Tuesday 27 May 2014

Reactions from the world

It was May and I was finally in campus! I'd gotten away from home and I could actually actively begin to enjoy being pregnant without any guilt at 6 months. Walk into class and I was the pregnant girl in a class that was full of 19 and 20 year old students.
They were shocked of course and I can't blame them. My lecturers were shocked at first but I noticed that they treated me differently. I dare say it was respect. They would congratulate me for my baby and it made me glow. That of course gave me more energy to concentrate in class.
Time flew past and the last three months were filled with books, fatigue and lots of cravings! In the background though there were those that didn't approve of my choice, or was it that they didn't approve of the mistake? Some women would stare in disbelief, disgust and sometimes even disappointment at my carrying the pregnancy all over the place.

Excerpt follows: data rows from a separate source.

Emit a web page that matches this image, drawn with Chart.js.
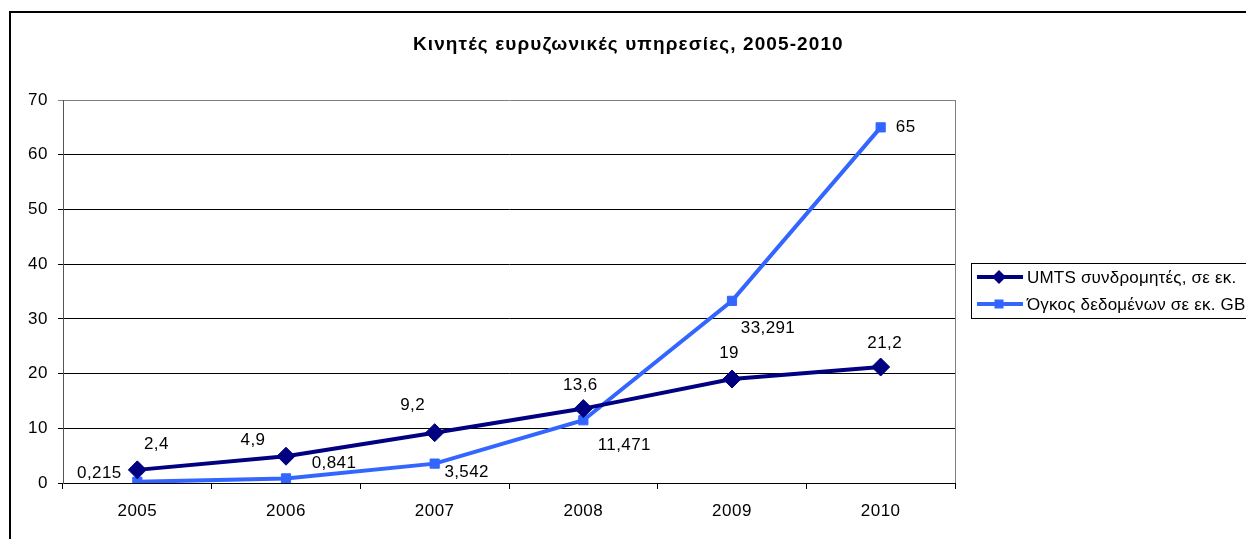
<!DOCTYPE html>
<html>
<head>
<meta charset="utf-8">
<script src="https://cdn.jsdelivr.net/npm/chart.js@4/dist/chart.umd.min.js"></script>
<style>
html,body{margin:0;padding:0;background:#fff;}
canvas{display:block;}
</style>
</head>
<body>
<canvas id="c" width="1246" height="539"></canvas>
<script>
const years = ['2005','2006','2007','2008','2009','2010'];
const umtsSubscribers = [2.4, 4.9, 9.2, 13.6, 19, 21.2];
const dataVolume = [0.215, 0.841, 3.542, 11.471, 33.291, 65];
const seriesNames = ['UMTS συνδρομητές, σε εκ.', 'Όγκος δεδομένων σε εκ. GB'];
const chartTitle = 'Κινητές ευρυζωνικές υπηρεσίες, 2005-2010';
const yMin = 0, yMax = 70, yStep = 10;

// label placement offsets (styling only)
const labelOffsets = [
  [[19,-26],[-33,-16],[-22,-27],[-3,-23],[-3,-26],[4,-24]],
  [[-38,-9],[48,-15],[32,9],[41,25],[36,27],[25,0]]
];

const FONT = "'Liberation Sans', Arial, sans-serif";
const fmt = v => String(v).replace('.', ',');

const decorPlugin = {
  id: 'decor',
  beforeDraw(chart) {
    const ctx = chart.ctx;
    ctx.save();
    ctx.fillStyle = '#fff';
    ctx.fillRect(0, 0, chart.width, chart.height);
    ctx.restore();
    ctx.letterSpacing = '0.5px';
  },
  afterDraw(chart) {
    const ctx = chart.ctx;
    const a = chart.chartArea;
    ctx.save();
    // outer frame
    ctx.strokeStyle = '#000';
    ctx.lineWidth = 2;
    ctx.beginPath();
    ctx.moveTo(10, chart.height + 5);
    ctx.lineTo(10, 12);
    ctx.lineTo(chart.width + 5, 12);
    ctx.stroke();
    // plot right border
    ctx.strokeStyle = '#808080';
    ctx.lineWidth = 1;
    ctx.beginPath();
    ctx.moveTo(Math.round(a.right) + 0.5, a.top);
    ctx.lineTo(Math.round(a.right) + 0.5, a.bottom);
    ctx.stroke();
    // title
    ctx.fillStyle = '#000';
    ctx.font = 'bold 19px ' + FONT;
    ctx.letterSpacing = '1.1px';
    ctx.textAlign = 'left';
    ctx.textBaseline = 'middle';
    ctx.fillText(chartTitle, 413, 45);
    // legend
    const lx = 971, ly = 263, lh = 55;
    ctx.strokeStyle = '#000';
    ctx.lineWidth = 1;
    ctx.strokeRect(lx + 0.5, ly + 0.5, chart.width - lx + 5, lh);
    chart.data.datasets.forEach((ds, i) => {
      const y = ly + 14 + i * 27;
      ctx.strokeStyle = ds.borderColor;
      ctx.lineWidth = ds.borderWidth;
      ctx.beginPath();
      ctx.moveTo(977, y);
      ctx.lineTo(1023, y);
      ctx.stroke();
      ctx.fillStyle = ds.pointBackgroundColor;
      ctx.beginPath();
      if (ds.pointStyle === 'rectRot') {
        const r = 7;
        ctx.moveTo(999 - r, y); ctx.lineTo(999, y - r); ctx.lineTo(999 + r, y); ctx.lineTo(999, y + r);
        ctx.closePath();
      } else {
        ctx.rect(999 - 4.5, y - 4.5, 9, 9);
      }
      ctx.fill();
      ctx.fillStyle = '#000';
      ctx.font = '17px ' + FONT;
      ctx.letterSpacing = '0.2px';
      ctx.textAlign = 'left';
      ctx.textBaseline = 'middle';
      ctx.fillText(ds.label, 1027, y + 1);
    });
    ctx.restore();
  },
  afterDatasetsDraw(chart) {
    const ctx = chart.ctx;
    ctx.save();
    ctx.fillStyle = '#000';
    ctx.font = '17px ' + FONT;
    ctx.letterSpacing = '0.4px';
    ctx.textAlign = 'center';
    ctx.textBaseline = 'middle';
    chart.data.datasets.forEach((ds, i) => {
      const meta = chart.getDatasetMeta(i);
      meta.data.forEach((pt, j) => {
        const off = labelOffsets[i][j];
        ctx.fillText(fmt(ds.data[j]), pt.x + off[0], pt.y + off[1]);
      });
    });
    ctx.restore();
  }
};

new Chart(document.getElementById('c'), {
  type: 'line',
  data: {
    labels: years,
    datasets: [
      {
        label: seriesNames[0],
        data: umtsSubscribers,
        borderColor: '#000080',
        backgroundColor: '#000080',
        pointBackgroundColor: '#000080',
        pointBorderColor: '#000080',
        borderWidth: 4,
        pointStyle: 'rectRot',
        pointRadius: 9,
        pointHoverRadius: 9,
        pointBorderWidth: 1,
        tension: 0
      },
      {
        label: seriesNames[1],
        data: dataVolume,
        borderColor: '#3366FF',
        backgroundColor: '#3366FF',
        pointBackgroundColor: '#3366FF',
        pointBorderColor: '#3366FF',
        borderWidth: 4,
        pointStyle: 'rect',
        pointRadius: 6.5,
        pointHoverRadius: 6.5,
        pointBorderWidth: 1,
        tension: 0
      }
    ]
  },
  options: {
    responsive: false,
    animation: false,
    devicePixelRatio: 1,
    layout: { padding: { left: 10, right: 291, top: 100, bottom: 0 } },
    plugins: {
      legend: { display: false },
      title: { display: false },
      tooltip: { enabled: false }
    },
    scales: {
      x: {
        type: 'category',
        offset: true,
        grid: {
          offset: true,
          drawOnChartArea: false,
          drawTicks: true,
          tickLength: 6,
          color: '#000'
        },
        border: { display: true, color: '#000', width: 1 },
        ticks: { color: '#000', font: { family: FONT, size: 17 }, padding: 12, maxRotation: 0 },
        afterFit(scale) { scale.height = 56; }
      },
      y: {
        min: yMin,
        max: yMax,
        ticks: { stepSize: yStep, color: '#000', font: { family: FONT, size: 17 }, padding: 10 },
        grid: {
          color: c => (c.tick && c.tick.value === yMax) ? '#808080' : '#000',
          tickLength: 5,
          lineWidth: 1
        },
        border: { display: true, color: '#555', width: 1 },
        afterFit(scale) { scale.width = 53; }
      }
    }
  },
  plugins: [decorPlugin]
});
</script>
</body>
</html>
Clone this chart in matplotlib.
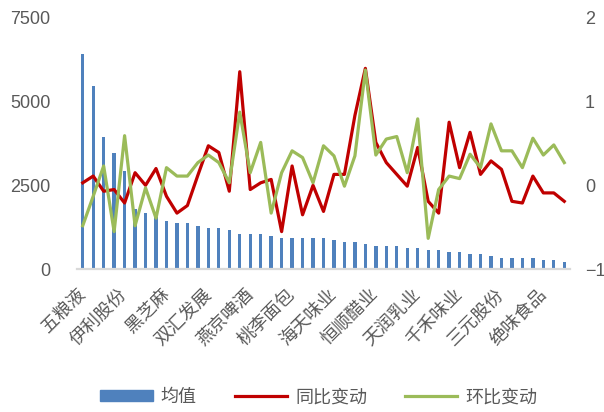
import numpy as np
import matplotlib.pyplot as plt
from matplotlib.patches import Patch
from matplotlib.lines import Line2D

plt.rcParams['font.family'] = ['Noto Sans CJK SC', 'DejaVu Sans']

# tick labels shown every 4th category
labels = ['五粮液', '伊利股份', '黑芝麻', '双汇发展', '燕京啤酒', '桃李面包',
          '海天味业', '恒顺醋业', '天润乳业', '千禾味业', '三元股份', '绝味食品']
label_step = 4

mean_val = [6400, 5450, 3950, 3470, 2930, 1790, 1670, 1550, 1430, 1370,
            1370, 1300, 1245, 1245, 1185, 1065, 1065, 1065, 1005, 945,
            945, 945, 945, 945, 885, 825, 825, 765, 705, 705,
            705, 645, 645, 585, 585, 525, 525, 465, 465, 405,
            345, 345, 345, 345, 285, 285, 225]

yoy = [0.03, 0.11, -0.07, -0.05, -0.21, 0.15, 0.0, 0.2, -0.13, -0.33,
       -0.24, 0.12, 0.47, 0.39, -0.07, 1.35, -0.05, 0.03, 0.07, -0.55,
       0.23, -0.35, 0.0, -0.31, 0.13, 0.13, 0.83, 1.39, 0.51, 0.27,
       0.13, -0.01, 0.45, -0.19, -0.33, 0.75, 0.21, 0.63, 0.13, 0.29,
       0.19, -0.19, -0.21, 0.11, -0.09, -0.09, -0.19]

mom = [-0.48, -0.13, 0.23, -0.55, 0.59, -0.48, -0.03, -0.39, 0.21, 0.11,
       0.11, 0.27, 0.36, 0.27, 0.03, 0.87, 0.15, 0.51, -0.33, 0.15,
       0.41, 0.33, 0.03, 0.47, 0.35, -0.01, 0.35, 1.37, 0.36, 0.55,
       0.58, 0.15, 0.79, -0.63, -0.05, 0.11, 0.08, 0.37, 0.21, 0.73,
       0.41, 0.41, 0.21, 0.56, 0.36, 0.48, 0.27]

x = np.arange(len(mean_val))
blue = '#4F81BD'
red = '#C00000'
green = '#9BBB59'
grey_txt = '#595959'

fig = plt.figure(figsize=(6.04, 4.12), dpi=100)
ax = fig.add_axes([0.1283, 0.3459, 0.8146, 0.6128])
ax2 = ax.twinx()

ax.bar(x, mean_val, width=0.32, color=blue, zorder=2)
ax2.plot(x, yoy, color=red, lw=2.3, solid_joinstyle='round')
ax2.plot(x, mom, color=green, lw=2.3, solid_joinstyle='round')

ax.set_xlim(-0.5, len(mean_val) - 0.5)
ax.set_ylim(0, 7500)
ax2.set_ylim(-1, 2)

ax.set_yticks([0, 2500, 5000, 7500])
ax2.set_yticks([-1, 0, 1, 2])
ax.set_xticks(x[::label_step])
ax.set_xticklabels(labels, rotation=45, ha='right', va='center',
                   rotation_mode='anchor', fontsize=13, color=grey_txt)

for a in (ax, ax2):
    for s in a.spines.values():
        s.set_visible(False)
ax.spines['bottom'].set_visible(True)
ax.spines['bottom'].set_color('#D9D9D9')
ax.spines['bottom'].set_linewidth(1.6)

ax.tick_params(axis='x', length=0, pad=16)
ax.tick_params(axis='y', length=0, pad=19.5, labelsize=13, labelcolor=grey_txt)
ax2.tick_params(axis='y', length=0, pad=11, labelsize=13, labelcolor=grey_txt)
for t in ax.get_yticklabels() + ax2.get_yticklabels():
    t.set_family(['Liberation Sans', 'DejaVu Sans'])

handles = [Patch(color=blue), Line2D([], [], color=red, lw=2.3),
           Line2D([], [], color=green, lw=2.3)]
fig.legend(handles, ['均值', '同比变动', '环比变动'], loc='center',
           bbox_to_anchor=(0.528, 0.036), ncol=3, frameon=False,
           fontsize=13, handlelength=2.9, handleheight=0.55,
           handletextpad=0.45, columnspacing=2.1, labelcolor=grey_txt)

fig.savefig('out.png', dpi=100)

It honestly felt bad especially because I knew I had made the right choice. I shared my thoughts with my mum and she reminded me to keep my head high at all times. "You made a great decision and no one should put you down for it", mummy said and that renewed my energy. She made a point of visiting me every month and walking around with me everywhere we went. That gave me even greater courage to continue with my journey.
My age-mates of course remained at arm's length because who wants to be associated with a pregnant girl in the first semester of university? I had a handful of friends around and these were the best. No judgement, pure fun, spiritual enrichment and doing my dishes and laundry when my back couldn't take it.
These friends helped me regain my confidence and pushed me ever so lightly back to the Lord that I just found myself seeking Him even more.
If ever you have a pregnant friend, be that kind of friend. Lift them up and massage their legs, pray for them, pray with them, cry with them and try to understand what it is they are going through. Don't forget to laugh with them!